EXERCISE REQUIREMENTS: Reproduce exactly, with no pictures, each line from the opening of the material down through the line containing "([yshift=-27pt]prv.base) -- ([yshift=14pt]rbox.north);".

RAW DATA:
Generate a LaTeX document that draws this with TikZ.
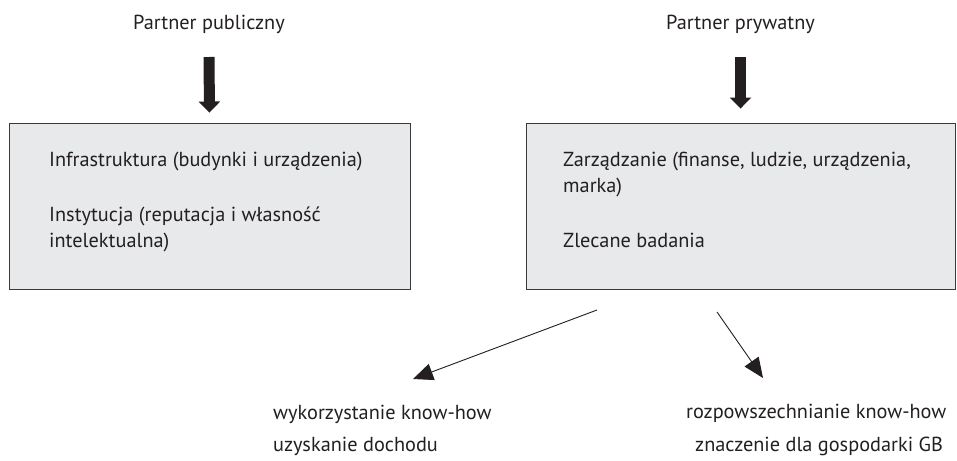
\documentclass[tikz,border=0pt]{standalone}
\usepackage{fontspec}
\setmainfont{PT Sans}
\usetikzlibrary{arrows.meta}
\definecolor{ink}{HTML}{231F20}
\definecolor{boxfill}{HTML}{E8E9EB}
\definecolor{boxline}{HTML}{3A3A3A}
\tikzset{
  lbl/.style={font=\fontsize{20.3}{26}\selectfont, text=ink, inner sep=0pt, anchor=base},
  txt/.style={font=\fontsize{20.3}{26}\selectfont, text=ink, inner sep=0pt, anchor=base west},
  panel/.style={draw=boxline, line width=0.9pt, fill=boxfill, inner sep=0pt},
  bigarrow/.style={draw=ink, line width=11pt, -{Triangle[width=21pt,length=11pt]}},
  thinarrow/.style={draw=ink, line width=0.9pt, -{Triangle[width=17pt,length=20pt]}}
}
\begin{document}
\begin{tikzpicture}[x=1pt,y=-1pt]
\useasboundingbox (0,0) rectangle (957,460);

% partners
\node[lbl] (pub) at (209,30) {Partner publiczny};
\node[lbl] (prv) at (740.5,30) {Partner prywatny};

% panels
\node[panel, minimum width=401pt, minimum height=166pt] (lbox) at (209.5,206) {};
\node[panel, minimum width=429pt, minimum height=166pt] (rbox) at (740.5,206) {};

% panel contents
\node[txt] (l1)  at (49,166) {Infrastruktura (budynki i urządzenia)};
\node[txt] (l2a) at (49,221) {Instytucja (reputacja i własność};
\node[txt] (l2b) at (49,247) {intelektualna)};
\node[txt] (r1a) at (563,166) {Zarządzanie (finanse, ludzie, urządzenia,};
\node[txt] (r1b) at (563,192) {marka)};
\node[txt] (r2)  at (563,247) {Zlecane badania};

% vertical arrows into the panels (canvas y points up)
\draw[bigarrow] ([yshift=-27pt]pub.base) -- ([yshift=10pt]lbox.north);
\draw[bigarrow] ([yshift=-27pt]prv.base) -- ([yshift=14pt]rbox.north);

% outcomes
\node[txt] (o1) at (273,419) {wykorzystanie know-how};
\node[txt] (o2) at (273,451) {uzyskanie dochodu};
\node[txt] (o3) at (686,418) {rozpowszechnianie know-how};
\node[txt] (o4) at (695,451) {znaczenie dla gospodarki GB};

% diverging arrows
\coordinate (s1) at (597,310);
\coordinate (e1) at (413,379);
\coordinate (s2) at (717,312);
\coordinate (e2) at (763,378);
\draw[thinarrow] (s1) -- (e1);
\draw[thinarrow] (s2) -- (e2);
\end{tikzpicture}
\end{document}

SOLUTION FOR THIS TASK:
Generate a LaTeX document that draws this with TikZ.
\documentclass[tikz,border=0pt]{standalone}
\usepackage{fontspec}
\setmainfont{PT Sans}
\usetikzlibrary{arrows.meta}
\definecolor{ink}{HTML}{231F20}
\definecolor{boxfill}{HTML}{E8E9EB}
\definecolor{boxline}{HTML}{3A3A3A}
\tikzset{
  lbl/.style={font=\fontsize{20.3}{26}\selectfont, text=ink, inner sep=0pt, anchor=base},
  txt/.style={font=\fontsize{20.3}{26}\selectfont, text=ink, inner sep=0pt, anchor=base west},
  panel/.style={draw=boxline, line width=0.9pt, fill=boxfill, inner sep=0pt},
  bigarrow/.style={draw=ink, line width=11pt, -{Triangle[width=21pt,length=11pt]}},
  thinarrow/.style={draw=ink, line width=0.9pt, -{Triangle[width=17pt,length=20pt]}}
}
\begin{document}
\begin{tikzpicture}[x=1pt,y=-1pt]
\useasboundingbox (0,0) rectangle (957,460);

% partners
\node[lbl] (pub) at (209,30) {Partner publiczny};
\node[lbl] (prv) at (740.5,30) {Partner prywatny};

% panels
\node[panel, minimum width=401pt, minimum height=166pt] (lbox) at (209.5,206) {};
\node[panel, minimum width=429pt, minimum height=166pt] (rbox) at (740.5,206) {};

% panel contents
\node[txt] (l1)  at (49,166) {Infrastruktura (budynki i urządzenia)};
\node[txt] (l2a) at (49,221) {Instytucja (reputacja i własność};
\node[txt] (l2b) at (49,247) {intelektualna)};
\node[txt] (r1a) at (563,166) {Zarządzanie (finanse, ludzie, urządzenia,};
\node[txt] (r1b) at (563,192) {marka)};
\node[txt] (r2)  at (563,247) {Zlecane badania};

% vertical arrows into the panels (canvas y points up)
\draw[bigarrow] ([yshift=-27pt]pub.base) -- ([yshift=10pt]lbox.north);
\draw[bigarrow] ([yshift=-27pt]prv.base) -- ([yshift=14pt]rbox.north);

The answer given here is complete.